How has the study of the Middle East been impacted by the United States' foreign policy decisions? Professor Osamah Khalil delved into the complexities of the US government's relationship with the academic community at a recent public lecture at Georgetown University in Qatar.
Khalil, assistant professor of US and Middle East history at Syracuse University, provided the audience with a summary of key themes in his recently published book America's Dream Palace: Middle East Expertise and the Rise of the National Security State.
The author explained how, after the Second World War, the state began funding Middle Eastern studies at prominent US universities, primarily to ensure the education of future government employees or businessmen that could support its security and political interests. Later, institutions which did not align their activities with government goals saw their funding reduced, while centres and think tanks which did flourished. This influenced the direction of research and the greater understanding of the Middle East, as well as the experts who were called upon to provide guidance.
"When you start linking security and education, that becomes a predominant rationale," explained Khalil. "It's not really about the region, is it?"
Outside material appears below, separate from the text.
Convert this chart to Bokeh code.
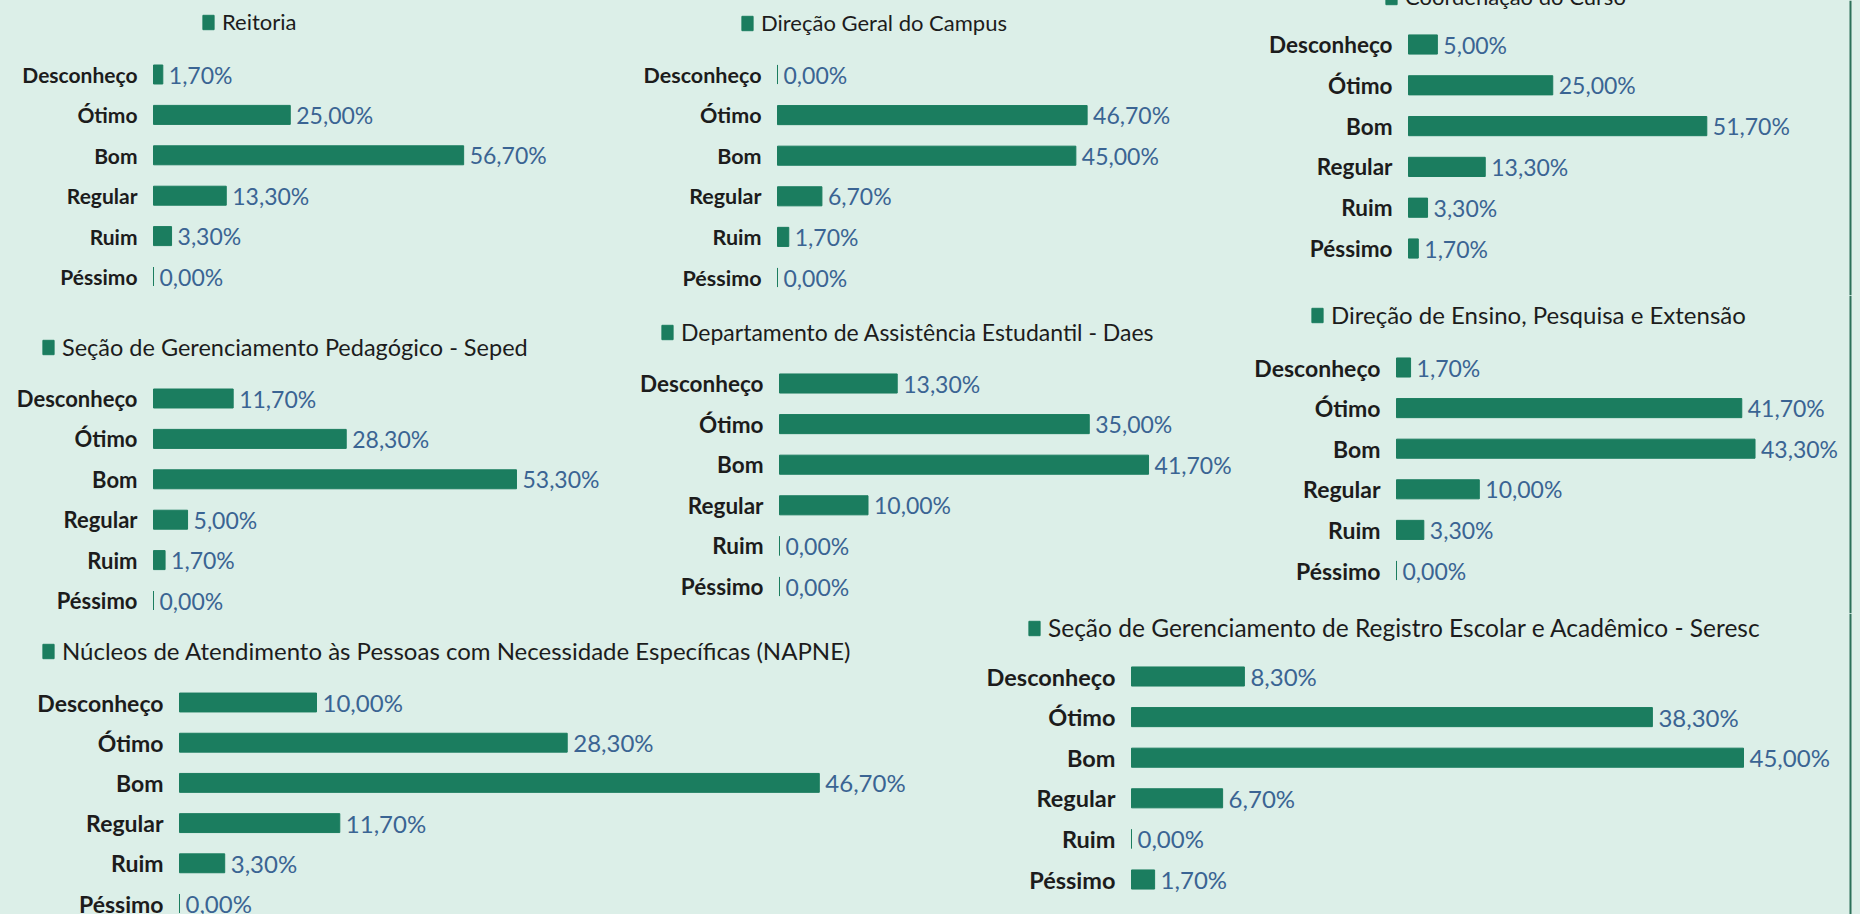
from bokeh.plotting import figure
from bokeh.models import Range1d, ColumnDataSource, Legend, LegendItem, Span
from bokeh.layouts import column, row
from bokeh.core.properties import value
from bokeh.embed import file_html
from bokeh.resources import INLINE

# ---------------- data ----------------
categorias = ["Desconheço", "Ótimo", "Bom", "Regular", "Ruim", "Péssimo"]

titulos = [
    "Reitoria",
    "Direção Geral do Campus",
    "Coordenação do Curso",
    "Seção de Gerenciamento Pedagógico - Seped",
    "Departamento de Assistência Estudantil - Daes",
    "Direção de Ensino, Pesquisa e Extensão",
    "Núcleos de Atendimento às Pessoas com Necessidade Específicas (NAPNE)",
    "Seção de Gerenciamento de Registro Escolar e Acadêmico - Seresc",
]

reitoria = [1.7, 25.0, 56.7, 13.3, 3.3, 0.0]
direcao_geral = [0.0, 46.7, 45.0, 6.7, 1.7, 0.0]
coordenacao = [5.0, 25.0, 51.7, 13.3, 3.3, 1.7]
seped = [11.7, 28.3, 53.3, 5.0, 1.7, 0.0]
daes = [13.3, 35.0, 41.7, 10.0, 0.0, 0.0]
depe = [1.7, 41.7, 43.3, 10.0, 3.3, 0.0]
napne = [10.0, 28.3, 46.7, 11.7, 3.3, 0.0]
seresc = [8.3, 38.3, 45.0, 6.7, 0.0, 1.7]

series = [reitoria, direcao_geral, coordenacao, seped, daes, depe, napne, seresc]

# ---------------- layout / style (page pixels) ----------------
# box = (left, right, top, bottom) of each panel; bar_start = x of value 0;
# scale = pixels per percent; row0 = y of first category; spacing = row pitch
# fc/fv/ft = font sizes of categories / values / title
layout_cfg = [
    dict(box=(0, 620, 0, 295), bar_start=153, scale=5.47, row0=74, spacing=40.4,
         title_y=22, square=201, fc=21, fv=23, ft=22),
    dict(box=(620, 1250, 0, 295), bar_start=777, scale=6.63, row0=74, spacing=40.6,
         title_y=23, square=740, fc=21.5, fv=23, ft=22),
    dict(box=(1250, 1860, 0, 295), bar_start=1408, scale=5.77, row0=44, spacing=40.8,
         title_y=-3, square=1384, fc=22.5, fv=23, ft=22, edge=1850),
    dict(box=(0, 625, 295, 613), bar_start=153, scale=6.81, row0=398, spacing=40.4,
         title_y=347, square=41, fc=22, fv=23, ft=23.5),
    dict(box=(625, 1240, 295, 613), bar_start=779, scale=8.85, row0=383, spacing=40.6,
         title_y=332, square=660, fc=22.5, fv=23, ft=23),
    dict(box=(1240, 1860, 295, 613), bar_start=1396, scale=8.28, row0=367, spacing=40.6,
         title_y=315, square=1310, fc=23, fv=23, ft=24, edge=1850),
    dict(box=(0, 950, 613, 914), bar_start=179, scale=13.7, row0=702, spacing=40.2,
         title_y=651, square=41, fc=23, fv=24, ft=24),
    dict(box=(950, 1860, 613, 914), bar_start=1131, scale=13.6, row0=676, spacing=40.6,
         title_y=627, square=1027, fc=23.5, fv=24, ft=24.5, edge=1850),
]

BG = "#dcefe8"
GREEN = "#1b7d5f"
EDGE = "#2d7059"
DARK = "#1c1c1c"
BLUE = "#3a6493"
FONT = "Lato"


def fmt(v):
    return f"{v:.2f}".replace(".", ",") + "%"


def make_chart(title, vals, cfg):
    fl, fr, ft, fb = cfg["box"]
    W, H = fr - fl, fb - ft
    bs, sc = cfg["bar_start"], cfg["scale"]
    r0, sp = cfg["row0"], cfg["spacing"]
    p = figure(
        width=W, height=H,
        x_range=Range1d(-(bs - fl) / sc, (fr - bs) / sc),
        y_range=Range1d((fb - r0) / sp, (ft - r0) / sp),
        x_axis_location=None, y_axis_location=None,
        toolbar_location=None, output_backend="svg",
        min_border=0, background_fill_color=BG, border_fill_color=BG,
        outline_line_color=None,
        styles={"background-color": BG},
    )
    p.grid.visible = False
    src = ColumnDataSource(dict(
        y=list(range(len(categorias))), v=vals, cat=categorias,
        lab=[fmt(v) for v in vals],
    ))
    r = p.hbar(y="y", left=0, right="v", height=0.47, fill_color=GREEN,
               line_color=GREEN, line_width=1, source=src)
    p.text(x=0, y="y", text="cat", x_offset=-16, text_align="right",
           text_baseline="middle", text_font=value(FONT),
           text_font_size=f"{cfg['fc']}px",
           text_font_style="bold", text_color=DARK, source=src)
    p.text(x="v", y="y", text="lab", x_offset=6, text_align="left",
           text_baseline="middle", text_font=value(FONT),
           text_font_size=f"{cfg['fv']}px",
           text_color=BLUE, source=src)
    half = round(cfg["ft"] * 0.6)
    legend = Legend(
        items=[LegendItem(label=title, renderers=[r])],
        location=(cfg["square"] - fl, fb - cfg["title_y"] - half),
        padding=0, margin=0, spacing=0, label_standoff=7,
        glyph_width=14, glyph_height=18, label_height=18,
        label_text_font=FONT, label_text_font_size=f"{cfg['ft']}px",
        label_text_color=DARK, border_line_color=None,
        background_fill_alpha=0,
    )
    p.add_layout(legend)
    if "edge" in cfg:
        p.add_layout(Span(location=(cfg["edge"] - bs) / sc, dimension="height",
                          line_color=EDGE, line_width=2))
    return p


figs = [make_chart(t, s, c) for t, s, c in zip(titulos, series, layout_cfg)]

sty = {"background-color": BG}
p = column(
    row(figs[0], figs[1], figs[2], styles=sty),
    row(figs[3], figs[4], figs[5], styles=sty),
    row(figs[6], figs[7], styles=sty),
    styles=sty,
)

open("out.html", "w").write(file_html(p, INLINE))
Khalil explained that even the term 'Middle East' and the countries which are included in its scope were influenced by political ideas and interests. He said that, depending on the time period, countries as distant as Morocco, Afghanistan, and Pakistan could be included under the umbrella term 'Middle East.'
Khalil, who holds a Ph.D. from the University of California at Berkeley, is an expert in foreign relations, the modern Middle East, the Cold War, and Arab-Israeli conflict.